This Phase I STTR proposal seeks funding to support development and evaluation of a prototype low-cost, easy to use and portable ultrasound imaging system. There are many applications in clinical medicine where such a transcutaneous imaging system would be of great value. For this proposal, our main focus is to provide guidance for intravenous catheter insertion. The role of ultrasound in this and other similar needle insertion procedures is well known. However, this research is oriented towards achieving an order of magnitude cost reduction, retaining reasonable image quality (particularly contrast), and developing the versatility to offer additional scan planes beyond those currently in common practice. Specifically, the proposed system will provide C-Scan capability using a highly integrated 2D transducer array and beamformer.
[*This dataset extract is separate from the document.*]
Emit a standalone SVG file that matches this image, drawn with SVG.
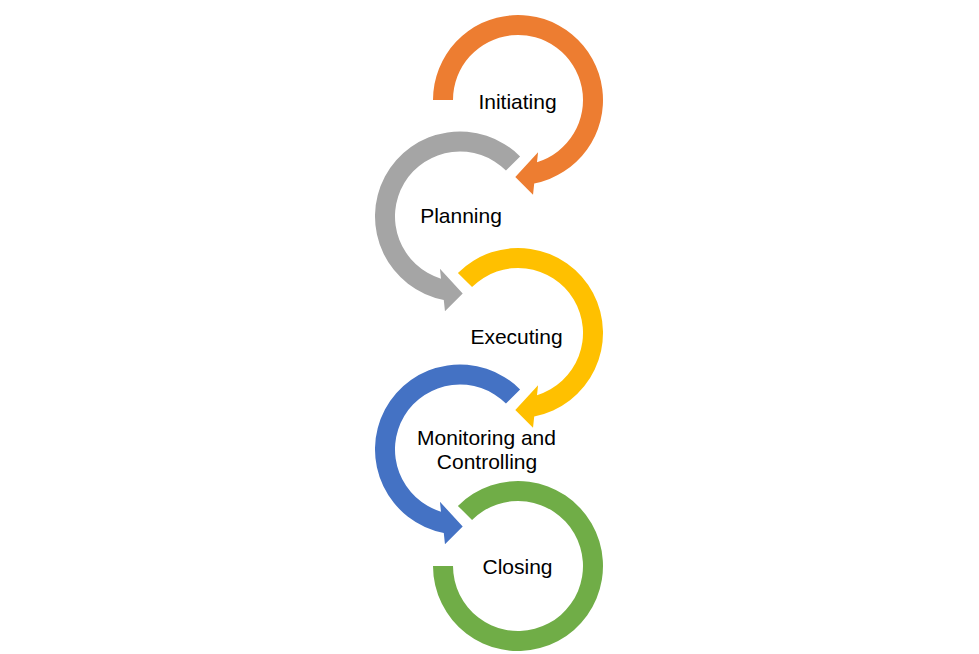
<svg xmlns="http://www.w3.org/2000/svg" width="979" height="654" viewBox="0 0 979 654">
<style>
.lbl{font-family:"Liberation Sans",Arial,sans-serif;font-size:21px;fill:#000;text-anchor:middle}
.orange{fill:#ED7D31}.gray{fill:#A5A5A5}.yellow{fill:#FFC000}.blue{fill:#4472C4}.green{fill:#70AD47}
</style>
<rect width="979" height="654" fill="#fff"/>
<g id="connectors"/>
<g id="initiating">
<path class="orange" d="M433 100 A85 85 0 1 1 534.22 183.44 L533.02 194.82 L515.31 176.95 L538.07 152.28 L537 162.16 A65 65 0 1 0 453 100 Z"/>
<text class="lbl" x="517.5" y="109">Initiating</text>
</g>
<g id="planning">
<path class="gray" d="M520.10 156.40 A85 85 0 1 0 443.78 299.94 L444.98 311.32 L462.69 293.45 L439.93 268.78 L441 278.66 A65 65 0 1 1 505.96 170.54 Z"/>
<text class="lbl" x="461" y="223">Planning</text>
</g>
<g id="executing">
<path class="yellow" d="M457.90 272.90 A85 85 0 1 1 534.22 416.44 L533.02 427.82 L515.31 409.95 L538.07 385.28 L537 395.16 A65 65 0 1 0 472.04 287.04 Z"/>
<text class="lbl" x="516.5" y="344">Executing</text>
</g>
<g id="monitoring">
<path class="blue" d="M520.10 389.40 A85 85 0 1 0 443.78 532.94 L444.98 544.32 L462.69 526.45 L439.93 501.78 L441 511.66 A65 65 0 1 1 505.96 403.54 Z"/>
<text class="lbl" x="486.5" y="445">Monitoring and</text>
<text class="lbl" x="487" y="469">Controlling</text>
</g>
<g id="closing">
<path class="green" d="M457.90 505.90 A85 85 0 1 1 433 566 L453 566 A65 65 0 1 0 472.04 520.04 Z"/>
<text class="lbl" x="517.5" y="574">Closing</text>
</g>
</svg>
We hypothesize that C-scan imaging will make our system considerably more intuitive to the less experienced user and therefore more likely to be widely accepted.
The Aims of this proposal are: 1). Assemble C-scan imaging system consisting of 2D array, existing custom integrated circuit and PC-based beamformer. This prototype will provide proof of concept for this low cost imaging strategy and builds from previous research in 2D transducer technology, novel beamforming algorithms and highly integrated circuitry. 2.) Obtain phantom data using prototype system and compare beamforming algorithms off-line. Using the prototype, experimental data will be gathered in order to test system performance with several new beamforming strategies. 3.) Design, fabricate, and test high-risk aspects of the integrated circuit and associated packaging. Performance aspects of the integrated circuit such as SNR, power, crosstalk, protection circuits and transducer interface will be tested with the production of a prototype board.
These aims will test the hypothesis that a combination of integrated circuit topology, low profile 2D array, and beamforming algorithms can be implemented in order to meet the cost, size, and power constraints of our long-term goals. This research is a collaborative effort between PocketSonics and the University of Virginia Departments of Biomedical Engineering and Electrical and Computer Engineering.